In short, I feel guilty about liking erotica because not only is sexuality taboo, society depicts female sexuality as something that exists only for the benefit of men.
Well screw that.
But it’s not that easy, is it? It’s hard to just say “oh screw it” and stop caring. It’s a catch 22: society will not stop caring until you do, but you cannot stop caring until society does. Those who rebel and refuse to conform are demonised, othered, confined by the very walls that they are trying to pull down.
It might, on the other hand, seem an insignificant thing. So people will make fun of you if you admit you really like that one Rebecca Black song. Who cares? Do it anyway, it’s not like it will have a profound impact on your life. But actually…well, that’s wrong. Completely wrong. Because having something that has value to you devalued by the world around you is never insignificant. It’s a form of invisible emotional labour which can and will have a massive impact on your mental wellbeing.

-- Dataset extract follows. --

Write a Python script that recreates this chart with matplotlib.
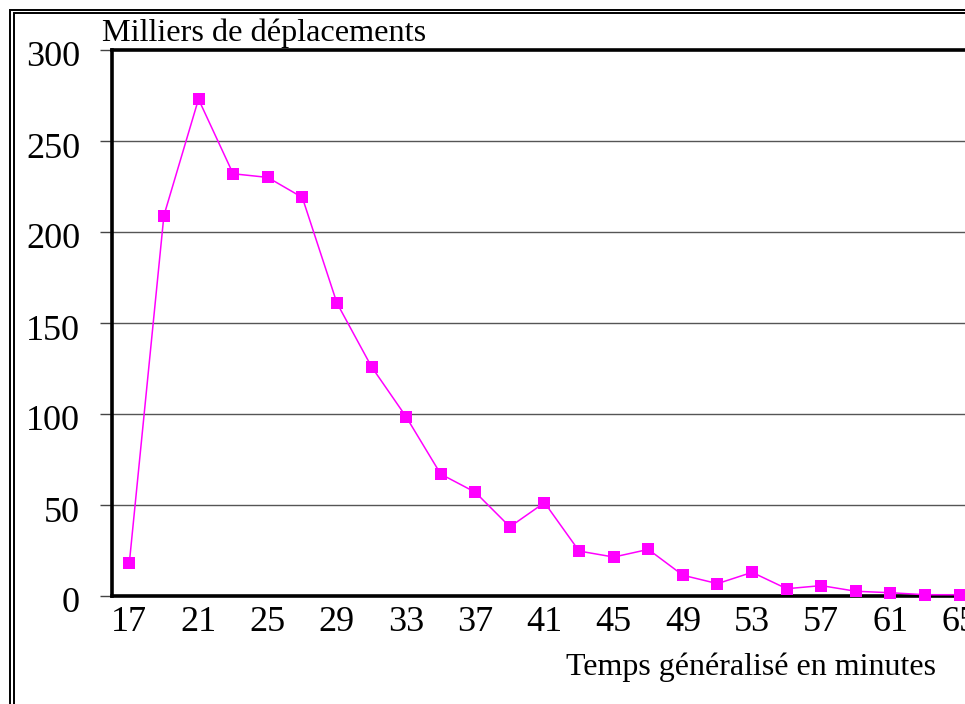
import matplotlib
matplotlib.use("Agg")
import matplotlib.pyplot as plt
from matplotlib.patches import Rectangle
from matplotlib.transforms import ScaledTranslation

# Temps généralisé (minutes) et milliers de déplacements
minutes = [17, 19, 21, 23, 25, 27, 29, 31, 33, 35, 37, 39, 41,
           43, 45, 47, 49, 51, 53, 55, 57, 59, 61, 63, 65]
deplacements = [18, 209, 273, 232, 230, 219, 161, 126, 98.5, 67, 57, 38, 51.3,
                24.7, 21.4, 25.6, 11.4, 6.8, 13.0, 4.0, 5.7, 2.6, 1.8, 0.7, 0.7]
x_ticks = list(range(17, 66, 4))
y_ticks = [0, 50, 100, 150, 200, 250, 300]

W, H = 965, 704
plt.rcParams["font.family"] = ["Liberation Serif", "DejaVu Serif"]

fig = plt.figure(figsize=(W / 100, H / 100), dpi=100)

# double cadre extérieur
for off in (10, 13.5):
    fig.patches.append(Rectangle((off / W, -0.2), 1.5, 1 - off / H + 0.2,
                                 transform=fig.transFigure, fill=False,
                                 edgecolor="black", linewidth=1.4))

left, right, top, bottom = 112, 977, 50, 596
ax = fig.add_axes([left / W, 1 - bottom / H, (right - left) / W, (bottom - top) / H])

ax.plot(minutes, deplacements, color="#FF00FF", linewidth=1.1,
        marker="s", markersize=8, markeredgewidth=0, clip_on=False, zorder=5)

ax.set_xlim(16, 66)
ax.set_ylim(0, 300)
ax.set_xticks(x_ticks)
ax.set_yticks(y_ticks)
ax.tick_params(axis="x", length=0, pad=7, labelsize=26)
ax.tick_params(axis="y", length=9, width=1, color="#444444", pad=14, labelsize=26)

# les étiquettes de l'axe vertical sont un peu plus bas que les lignes
shift = ScaledTranslation(0, -4 / 100, fig.dpi_scale_trans)
for lbl in ax.get_yticklabels():
    lbl.set_transform(lbl.get_transform() + shift)

for v in y_ticks[1:-1]:
    ax.axhline(v, color="#555555", linewidth=1.0, zorder=1)

for side in ("left", "bottom", "top"):
    ax.spines[side].set_linewidth(2.6)
ax.spines["right"].set_visible(False)

fig.text(102 / W, 1 - 41 / H, "Milliers de déplacements", fontsize=23.2,
         ha="left", va="baseline")
fig.text(751 / W, 1 - 675 / H, "Temps généralisé en minutes", fontsize=23,
         ha="center", va="baseline")

fig.savefig("out.png", dpi=100)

It’s a cascade effect. In the moment that you talk about really liking Britney Spears, your coworkers might laugh a bit, make jokes at your expense. But the more you do it, the more your preferences change their perception of you. And we’re contradictory: we want to build an image of ourselves that works in society so we can succeed in it. But we also want to be ourselves. Those two things, often, don’t fit together.
Seems pretty bleak, doesn’t it? But here’s what gives me hope: those of us who do not conform have been quietly building our own cultures in the background.
Geek. Queer. These subcultures have been growing within our societies for years now, and something is starting to happen – they’re becoming more mainstream. A lot of people are terrified by this, and I can’t blame them. We joined these subcultures (consciously or not) to be free of judgement, and now we’re becoming open to a world that can judge us again.
But I think what’s happening is magic.
Take Dungeons and Dragons. A few decades ago it was either a weird thing no one had ever heard of, or a Satanic cult, or that thing only four people in your entire school did that you didn’t dare show an interest in because they were the people everyone bullied.
Today? It’s rising and rising in popularity, understanding and effect. It’s genuinely changing the way people interact with one another for the better. And it’s not alone. The more prominent queer culture becomes, the more it is less secluded, the more it is understood.
No, things are definitely not perfect. They are so, so far from perfect. It’s a war that is ongoing, one that will be fought beyond our lifetimes, into the lives of generations to come. But we are fighting it and we are winning.
We can’t fight it everyday; sometimes the risks are too much. That doesn’t make you a bad person – it just makes you a person who is trapped. Someone who can’t escape the system enough to fight it. So don’t feel bad for a moment if you still don’t feel you can bridge that gap in one way. Find another way. Support people who are standing up for the things they love.
And when you find a point where you can, go for it. We’ve all got your back.